[TASK BRIEF] Starting at the line that contains "Generate a Python" and stopping at the line that contains "fig.patch.set_facecolor('white')", return those lines exactly and nothing else. Both end lines count; pictures do not.

begin

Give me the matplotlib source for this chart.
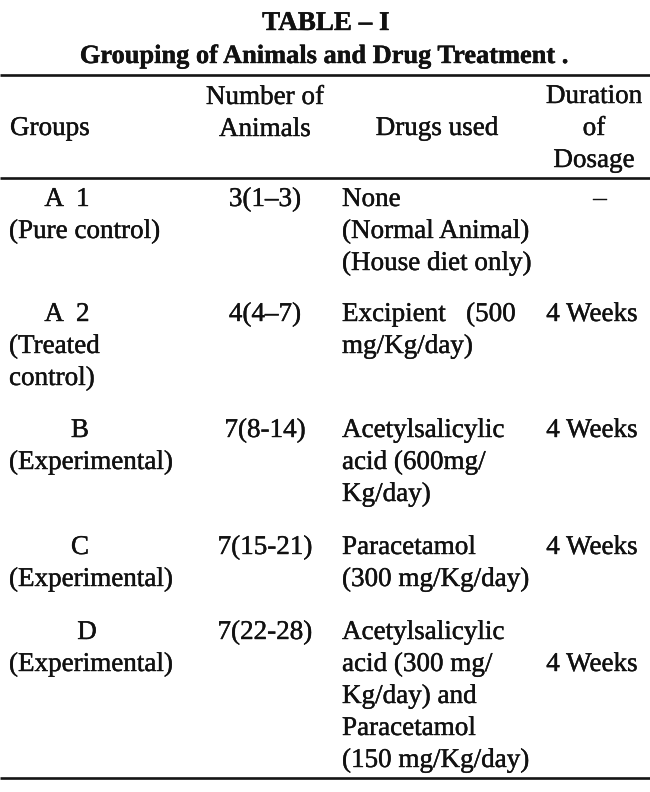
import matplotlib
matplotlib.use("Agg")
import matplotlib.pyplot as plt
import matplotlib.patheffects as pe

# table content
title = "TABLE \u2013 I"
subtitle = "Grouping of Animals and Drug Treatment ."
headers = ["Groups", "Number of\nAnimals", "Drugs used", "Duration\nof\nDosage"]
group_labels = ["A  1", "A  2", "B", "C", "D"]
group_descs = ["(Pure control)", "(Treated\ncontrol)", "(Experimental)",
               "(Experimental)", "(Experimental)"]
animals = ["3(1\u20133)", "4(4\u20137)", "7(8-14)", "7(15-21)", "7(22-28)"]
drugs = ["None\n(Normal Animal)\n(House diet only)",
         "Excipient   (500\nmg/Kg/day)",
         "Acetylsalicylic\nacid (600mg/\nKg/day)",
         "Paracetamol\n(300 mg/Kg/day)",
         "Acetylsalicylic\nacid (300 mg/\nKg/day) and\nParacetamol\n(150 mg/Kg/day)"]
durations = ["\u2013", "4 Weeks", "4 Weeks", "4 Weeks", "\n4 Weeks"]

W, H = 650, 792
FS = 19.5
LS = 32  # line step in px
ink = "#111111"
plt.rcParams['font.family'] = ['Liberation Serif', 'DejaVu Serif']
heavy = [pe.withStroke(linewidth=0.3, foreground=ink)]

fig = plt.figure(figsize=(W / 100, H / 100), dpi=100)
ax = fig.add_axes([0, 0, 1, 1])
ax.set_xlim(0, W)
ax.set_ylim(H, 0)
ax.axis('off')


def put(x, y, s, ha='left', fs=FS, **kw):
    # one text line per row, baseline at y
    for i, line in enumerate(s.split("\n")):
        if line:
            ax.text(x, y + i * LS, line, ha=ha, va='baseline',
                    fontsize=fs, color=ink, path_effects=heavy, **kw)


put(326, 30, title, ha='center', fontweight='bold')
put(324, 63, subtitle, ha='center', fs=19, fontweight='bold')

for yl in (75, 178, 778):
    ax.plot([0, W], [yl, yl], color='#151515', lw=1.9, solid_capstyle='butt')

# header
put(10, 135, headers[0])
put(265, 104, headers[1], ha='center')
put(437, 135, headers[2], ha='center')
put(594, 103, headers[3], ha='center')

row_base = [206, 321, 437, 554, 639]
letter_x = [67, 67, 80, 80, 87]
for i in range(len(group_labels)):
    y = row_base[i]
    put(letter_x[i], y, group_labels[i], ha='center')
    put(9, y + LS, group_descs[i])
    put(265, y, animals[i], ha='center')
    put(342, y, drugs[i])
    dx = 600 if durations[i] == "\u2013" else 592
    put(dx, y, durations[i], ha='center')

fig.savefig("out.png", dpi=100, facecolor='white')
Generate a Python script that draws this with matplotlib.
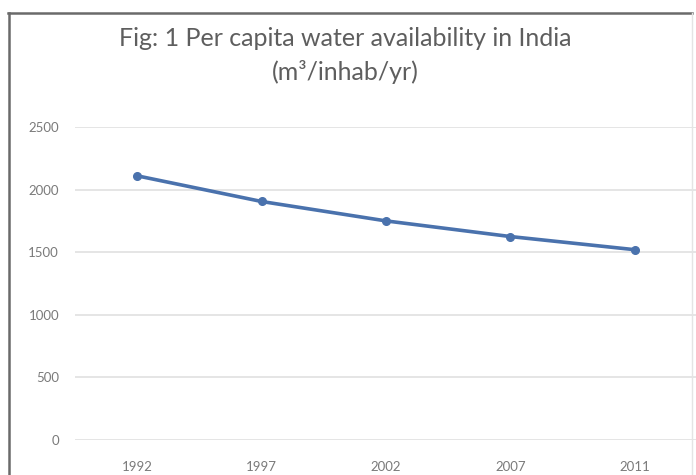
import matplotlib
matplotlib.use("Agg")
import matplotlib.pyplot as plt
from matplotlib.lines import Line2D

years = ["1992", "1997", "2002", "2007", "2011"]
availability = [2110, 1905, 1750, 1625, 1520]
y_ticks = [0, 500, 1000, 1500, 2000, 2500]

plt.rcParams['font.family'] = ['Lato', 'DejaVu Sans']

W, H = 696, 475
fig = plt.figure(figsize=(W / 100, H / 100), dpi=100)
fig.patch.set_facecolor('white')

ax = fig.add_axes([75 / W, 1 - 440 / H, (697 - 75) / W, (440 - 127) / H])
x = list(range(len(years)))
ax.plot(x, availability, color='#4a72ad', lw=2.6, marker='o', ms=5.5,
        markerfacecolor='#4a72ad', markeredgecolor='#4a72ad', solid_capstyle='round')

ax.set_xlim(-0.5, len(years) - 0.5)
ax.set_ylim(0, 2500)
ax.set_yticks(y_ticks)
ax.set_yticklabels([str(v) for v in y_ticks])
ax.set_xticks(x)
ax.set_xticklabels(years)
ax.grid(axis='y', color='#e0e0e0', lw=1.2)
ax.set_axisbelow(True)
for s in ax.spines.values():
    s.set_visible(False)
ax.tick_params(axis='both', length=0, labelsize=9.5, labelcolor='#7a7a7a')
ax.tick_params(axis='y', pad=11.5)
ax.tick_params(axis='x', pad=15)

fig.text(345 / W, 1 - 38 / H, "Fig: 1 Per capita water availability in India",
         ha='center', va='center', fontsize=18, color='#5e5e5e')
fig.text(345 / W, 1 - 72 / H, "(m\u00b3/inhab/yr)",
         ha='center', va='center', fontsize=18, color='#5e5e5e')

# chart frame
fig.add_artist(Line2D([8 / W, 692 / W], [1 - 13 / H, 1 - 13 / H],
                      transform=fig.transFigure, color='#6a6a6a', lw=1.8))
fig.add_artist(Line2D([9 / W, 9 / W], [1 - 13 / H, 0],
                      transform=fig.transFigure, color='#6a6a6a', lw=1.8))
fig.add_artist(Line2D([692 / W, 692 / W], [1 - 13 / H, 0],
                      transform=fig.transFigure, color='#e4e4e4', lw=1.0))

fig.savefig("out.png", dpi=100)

end

[EXERCISE ANSWER]
Generate a Python script that draws this with matplotlib.
import matplotlib
matplotlib.use("Agg")
import matplotlib.pyplot as plt
from matplotlib.lines import Line2D

years = ["1992", "1997", "2002", "2007", "2011"]
availability = [2110, 1905, 1750, 1625, 1520]
y_ticks = [0, 500, 1000, 1500, 2000, 2500]

plt.rcParams['font.family'] = ['Lato', 'DejaVu Sans']

W, H = 696, 475
fig = plt.figure(figsize=(W / 100, H / 100), dpi=100)
fig.patch.set_facecolor('white')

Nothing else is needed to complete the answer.